Waqar was Pakistan's coach during the infamous Lord's Test in 2010, when Butt was found guilty of orchestrating the delivery of no-balls from fast bowlers Mohammad Amir and Mohammad Asif. All three of them served bans, but only Amir returned to the national team since.
Waqar said he was in favour of Butt returning based on his recent domestic form, which included two centuries in the final of the Quaid-e-Azam Trophy that helped his team win their maiden title.
"He was playing really well and also he has served his sentence and punishment and I feel personally that everyone deserves a go," Waqar said to BT Sport. "People are going to have different views. He is a good player, he is playing really well."
Speaking to ESPNcricinfo during the first-class final, Butt had reiterated his desire to play for Pakistan again.
"I am knocking very hard on selectors' doors," Butt had said after the second day's play. "I don't want to break [down] but I want to keep myself fit and keep my form alive.
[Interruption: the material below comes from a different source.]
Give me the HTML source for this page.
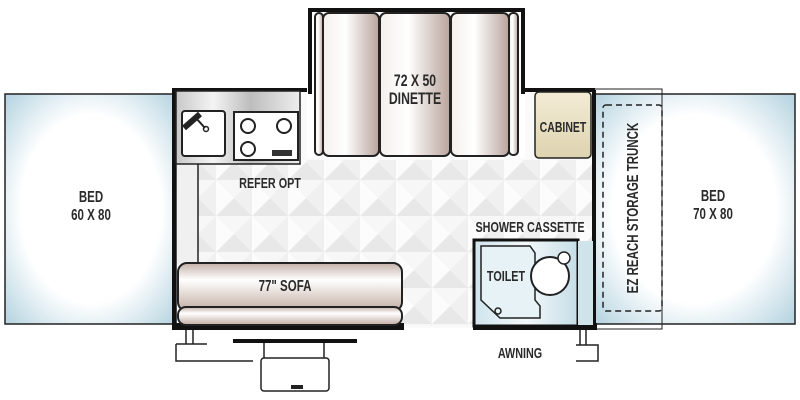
<!DOCTYPE html>
<html><head><meta charset="utf-8"><style>
html,body{margin:0;padding:0;background:#fff;width:800px;height:400px;overflow:hidden}
text{font-family:"Liberation Sans",sans-serif;font-weight:bold;fill:#2a2a2a;text-anchor:middle}
</style></head><body>
<svg width="800" height="400" viewBox="0 0 800 400" xmlns="http://www.w3.org/2000/svg">
<defs>
<radialGradient id="bed" cx="50%" cy="50%" r="68%">
<stop offset="0.6" stop-color="#ffffff"/><stop offset="1" stop-color="#b9d6e2"/></radialGradient>
<linearGradient id="cush" x1="0" x2="1"><stop offset="0" stop-color="#f4efec"/><stop offset="0.4" stop-color="#ffffff"/><stop offset="1" stop-color="#b9a49c"/></linearGradient>
<linearGradient id="sofa" x1="0" y1="0" x2="0" y2="1"><stop offset="0" stop-color="#c5b1a8"/><stop offset="0.35" stop-color="#ffffff"/><stop offset="1" stop-color="#c2aca2"/></linearGradient>
<linearGradient id="steel" x1="0" x2="1"><stop offset="0" stop-color="#c8c8c8"/><stop offset="0.3" stop-color="#f4f4f4"/><stop offset="0.6" stop-color="#bdbdbd"/><stop offset="1" stop-color="#eeeeee"/></linearGradient>
<linearGradient id="cab" x1="0" y1="0" x2="0" y2="1"><stop offset="0" stop-color="#f3ecd5"/><stop offset="1" stop-color="#ddd3b0"/></linearGradient>
<linearGradient id="bath" x1="0" x2="1"><stop offset="0" stop-color="#cfe4ec"/><stop offset="0.5" stop-color="#f4f9fb"/><stop offset="1" stop-color="#c5dde6"/></linearGradient>
<pattern id="dia" width="36" height="36" patternUnits="userSpaceOnUse">
<rect width="36" height="36" fill="#f7f7f7"/>
<path d="M0 36 L18 18 L36 36Z" fill="#e8e8e8"/><path d="M18 18 L36 0 L36 36Z" fill="#f0f0f0"/>
<path d="M0 0 L18 18 L0 36Z" fill="#fcfcfc"/>
</pattern>
</defs>

<!-- left bed -->
<rect x="5" y="94" width="172" height="230" fill="url(#bed)" stroke="#222" stroke-width="1.5"/>
<g transform="translate(91,202) scale(0.72,1)"><text font-size="16">BED</text></g>
<g transform="translate(91,220) scale(0.72,1)"><text font-size="16">60 X 80</text></g>

<!-- right bed -->
<rect x="594" y="94" width="201" height="230" fill="url(#bed)" stroke="#222" stroke-width="1.5"/>
<rect x="594" y="89" width="68" height="240" fill="none" stroke="#222" stroke-width="1"/>
<rect x="603" y="105" width="59" height="206" rx="3" fill="none" stroke="#222" stroke-width="1.5" stroke-dasharray="6,4"/>
<g transform="translate(638,208) rotate(-90) scale(0.72,1)"><text font-size="16" y="0">EZ REACH STORAGE TRUNCK</text></g>
<g transform="translate(713,201) scale(0.72,1)"><text font-size="16">BED</text></g>
<g transform="translate(713,219) scale(0.72,1)"><text font-size="16">70 X 80</text></g>

<!-- main floor -->
<rect x="177" y="90" width="418" height="238" fill="#fafafa"/>
<rect x="198" y="160" width="394" height="166" fill="url(#dia)"/>
<rect x="177" y="164" width="21" height="100" fill="#f0f0f0"/>
<line x1="198" y1="164" x2="198" y2="264" stroke="#222" stroke-width="1.5"/>
<path d="M174 326 V90 H308" fill="none" stroke="#111" stroke-width="4"/>
<path d="M524 90 H595" fill="none" stroke="#111" stroke-width="4"/>
<rect x="592" y="90" width="4" height="238" fill="#111"/>
<rect x="172" y="323" width="232" height="7" fill="#111"/>
<rect x="473" y="323" width="124" height="7" fill="#111"/>

<!-- kitchen -->
<rect x="176" y="91" width="124" height="73" fill="url(#steel)" stroke="#222" stroke-width="1.5"/>
<rect x="182" y="111" width="43" height="45" rx="3" fill="#fff" stroke="#222" stroke-width="2"/>
<path d="M184 128 L200 114" stroke="#222" stroke-width="6"/>
<line x1="196" y1="118" x2="205" y2="128" stroke="#222" stroke-width="2"/>
<circle cx="206" cy="129" r="2.5" fill="none" stroke="#222" stroke-width="1.5"/>
<rect x="234" y="112" width="64" height="48" fill="#fff" stroke="#222" stroke-width="2"/>
<circle cx="248" cy="126" r="7" fill="none" stroke="#222" stroke-width="2"/>
<circle cx="284" cy="126" r="7" fill="none" stroke="#222" stroke-width="2"/>
<circle cx="248" cy="149" r="7" fill="none" stroke="#222" stroke-width="2"/>
<rect x="272" y="150" width="20" height="6" fill="#333"/>
<g transform="translate(270,188) scale(0.72,1)"><text font-size="15">REFER OPT</text></g>

<!-- dinette -->
<rect x="307" y="8" width="218" height="150" fill="#fff"/>
<path d="M310 94 V10 H523 V94" fill="none" stroke="#111" stroke-width="4"/>
<rect x="315" y="13" width="8" height="142" rx="4" fill="url(#cush)" stroke="#222" stroke-width="2"/>
<rect x="323" y="13" width="56" height="143" rx="6" fill="url(#cush)" stroke="#222" stroke-width="2"/>
<rect x="380" y="13" width="70" height="143" rx="6" fill="url(#cush)" stroke="#222" stroke-width="2"/>
<rect x="451" y="13" width="58" height="143" rx="6" fill="url(#cush)" stroke="#222" stroke-width="2"/>
<rect x="509" y="13" width="9" height="142" rx="4" fill="url(#cush)" stroke="#222" stroke-width="2"/>
<g transform="translate(415,86) scale(0.72,1)"><text font-size="17">72 X 50</text></g>
<g transform="translate(415,104) scale(0.72,1)"><text font-size="17">DINETTE</text></g>

<!-- cabinet -->
<rect x="535" y="92" width="56" height="66" rx="4" fill="url(#cab)" stroke="#222" stroke-width="1.5"/>
<g transform="translate(563,132) scale(0.7,1)"><text font-size="15">CABINET</text></g>

<!-- sofa -->
<rect x="178" y="263" width="224" height="48" rx="9" fill="url(#sofa)" stroke="#222" stroke-width="2"/>
<rect x="178" y="307" width="224" height="18" rx="8" fill="url(#sofa)" stroke="#222" stroke-width="2"/>
<g transform="translate(285,291) scale(0.72,1)"><text font-size="16">77" SOFA</text></g>

<!-- bathroom -->
<g transform="translate(530,232) scale(0.72,1)"><text font-size="15">SHOWER CASSETTE</text></g>
<rect x="474" y="240" width="104" height="86" fill="url(#bath)" stroke="#111" stroke-width="3"/>
<rect x="578" y="241" width="15" height="84" fill="#cfe3ea"/>
<path d="M481 246 H530 L535 253 V300 L540 306 V318 H500 L481 300Z" fill="#e6f2f6" stroke="#222" stroke-width="1.5"/>
<circle cx="550" cy="276" r="19" fill="#fff" stroke="#222" stroke-width="2"/>
<circle cx="564" cy="258" r="6" fill="#fff" stroke="#222" stroke-width="1.5"/>
<circle cx="498" cy="311" r="3" fill="none" stroke="#222" stroke-width="1.5"/>
<g transform="translate(506,281) scale(0.72,1)"><text font-size="15">TOILET</text></g>

<!-- exterior -->
<g transform="translate(520,358) scale(0.72,1)"><text font-size="15">AWNING</text></g>
<path d="M186 330 V344 M193 330 V344 M176 344 H207 M176 344 V361 H253" fill="none" stroke="#222" stroke-width="1.5"/>
<rect x="233" y="339" width="124" height="4" fill="#111"/>
<path d="M264 343 V358 M324 343 V358" stroke="#222" stroke-width="1.5"/>
<rect x="261" y="358" width="68" height="33" rx="3" fill="none" stroke="#222" stroke-width="1.5"/>
<rect x="291" y="385" width="12" height="4" fill="#222"/>
<path d="M580 330 V345 M586 330 V345 M576 345 H598 V361 H576" fill="none" stroke="#222" stroke-width="1.5"/>
</svg>
</body></html>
With my wisdom, I am trying my best with the best of my intention. Being selected isn't my choice, it's they [the selectors] who have to decide. I have a wish and always want to be in every squad. I have the capacity but that is something the selectors have to tell and decide."
After the Asia Cup earlier this year, Waqar, Pakistan's coach at the time, had intended to include Butt in the World T20 squad, an idea that was turned down by PCB chairman Shaharyar Khan. The PCB wanted Butt to play an entire first-class season to prove his fitness, form and utility.
Butt was the second highest run-getter in the National T20 Cup this year, scoring 350 runs in eight innings. He followed that up with 749 runs at 49.40 in the first-class season. However, the PCB has been reluctant so far in the case of both Butt and Asif, and haven't shown them the same leniency that was granted to Amir.